(Work required):
Starting from the top of the material, restate each line exactly until the line that contains "plt.rcParams['font.family'] = ['Liberation", which is also copied. Pictures are excluded.

· · · ·

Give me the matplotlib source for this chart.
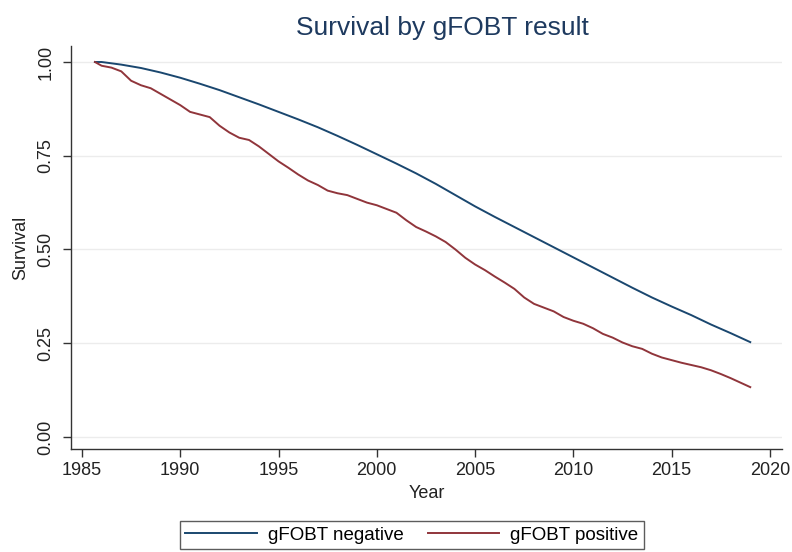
import numpy as np
import matplotlib.pyplot as plt

plt.rcParams['font.family'] = ['Liberation Sans', 'DejaVu Sans']

# Survival estimates
years_neg = [1985.66, 1986, 1987, 1988, 1989, 1990, 1991, 1992, 1993, 1994, 1995,
             1996, 1997, 1998, 1999, 2000, 2001, 2002, 2003, 2004, 2005, 2006,
             2007, 2008, 2009, 2010, 2011, 2012, 2013, 2014, 2015, 2016, 2017,
             2018, 2019]
surv_neg = [1.000, 1.000, 0.993, 0.984, 0.972, 0.958, 0.942, 0.925, 0.906, 0.887, 0.867,
            0.847, 0.826, 0.803, 0.779, 0.754, 0.729, 0.703, 0.675, 0.645, 0.615, 0.587,
            0.560, 0.533, 0.506, 0.479, 0.452, 0.425, 0.398, 0.372, 0.348, 0.325, 0.300,
            0.277, 0.253]

years_pos = [1985.66, 1986.0, 1986.5, 1987.0, 1987.5, 1988.0, 1988.5, 1989.0, 1989.5,
             1990.0, 1990.5, 1991.0, 1991.5, 1992.0, 1992.5, 1993.0, 1993.5, 1994.0,
             1994.5, 1995.0, 1995.5, 1996.0, 1996.5, 1997.0, 1997.5, 1998.0, 1998.5,
             1999.0, 1999.5, 2000.0, 2000.5, 2001.0, 2001.5, 2002.0, 2002.5, 2003.0,
             2003.5, 2004.0, 2004.5, 2005.0, 2005.5, 2006.0, 2006.5, 2007.0, 2007.5,
             2008.0, 2008.5, 2009.0, 2009.5, 2010.0, 2010.5, 2011.0, 2011.5, 2012.0,
             2012.5, 2013.0, 2013.5, 2014.0, 2014.5, 2015.0, 2015.5, 2016.0, 2016.5,
             2017.0, 2017.5, 2018.0, 2018.5, 2019.0]
surv_pos = [1.000, 0.990, 0.985, 0.975, 0.950, 0.938, 0.930, 0.915, 0.900,
            0.885, 0.867, 0.860, 0.853, 0.830, 0.812, 0.798, 0.792, 0.775,
            0.755, 0.735, 0.718, 0.700, 0.684, 0.672, 0.657, 0.650, 0.645,
            0.635, 0.625, 0.618, 0.608, 0.598, 0.578, 0.560, 0.548, 0.535,
            0.520, 0.500, 0.478, 0.460, 0.445, 0.428, 0.412, 0.395, 0.372,
            0.355, 0.345, 0.335, 0.320, 0.310, 0.302, 0.290, 0.275, 0.265,
            0.252, 0.242, 0.235, 0.222, 0.212, 0.205, 0.198, 0.192, 0.186,
            0.178, 0.168, 0.157, 0.145, 0.133]

x_ticks = [1985, 1990, 1995, 2000, 2005, 2010, 2015, 2020]
y_ticks = [0.00, 0.25, 0.50, 0.75, 1.00]

navy = '#1a476f'
maroon = '#90353b'

fig = plt.figure(figsize=(7.92, 5.52), dpi=100)
ax = fig.add_axes([0.0896, 0.1866, 0.8974, 0.7301])

ax.plot(years_neg, surv_neg, color=navy, lw=1.4, label='gFOBT negative')
ax.plot(years_pos, surv_pos, color=maroon, lw=1.4, label='gFOBT positive')

ax.set_xlim(1984.44, 2020.6)
ax.set_ylim(-0.032, 1.0427)
ax.set_xticks(x_ticks)
ax.set_yticks(y_ticks)
ax.set_yticklabels([f'{v:.2f}' for v in y_ticks], rotation=90, va='center')
ax.tick_params(labelsize=13, length=6, width=1, color='#333333', labelcolor='#222222')
ax.tick_params(axis='y', pad=6)

for v in y_ticks:
    ax.axhline(v, color='#ececec', lw=1, zorder=0)

for s in ['top', 'right']:
    ax.spines[s].set_visible(False)
for s in ['left', 'bottom']:
    ax.spines[s].set_color('#333333')
    ax.spines[s].set_linewidth(1)

ax.set_xlabel('Year', fontsize=13, color='#222222', labelpad=4)
ax.set_ylabel('Survival', fontsize=13, color='#222222', labelpad=6)

fig.text(442 / 792, 1 - 28 / 552, 'Survival by gFOBT result', fontsize=19,
         color='#1e3a5f', ha='center', va='center')

leg = fig.legend(loc='center', bbox_to_anchor=(412 / 792, 1 - 535 / 552), ncol=2,
                 fontsize=13.5, frameon=True, fancybox=False, handlelength=3.8,
                 handletextpad=0.6, columnspacing=1.3, borderpad=0.3)
leg.get_frame().set_edgecolor('#333333')
leg.get_frame().set_linewidth(1)

fig.savefig('out.png', dpi=100)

· · · ·

(Response to the task):
Give me the matplotlib source for this chart.
import numpy as np
import matplotlib.pyplot as plt

plt.rcParams['font.family'] = ['Liberation Sans', 'DejaVu Sans']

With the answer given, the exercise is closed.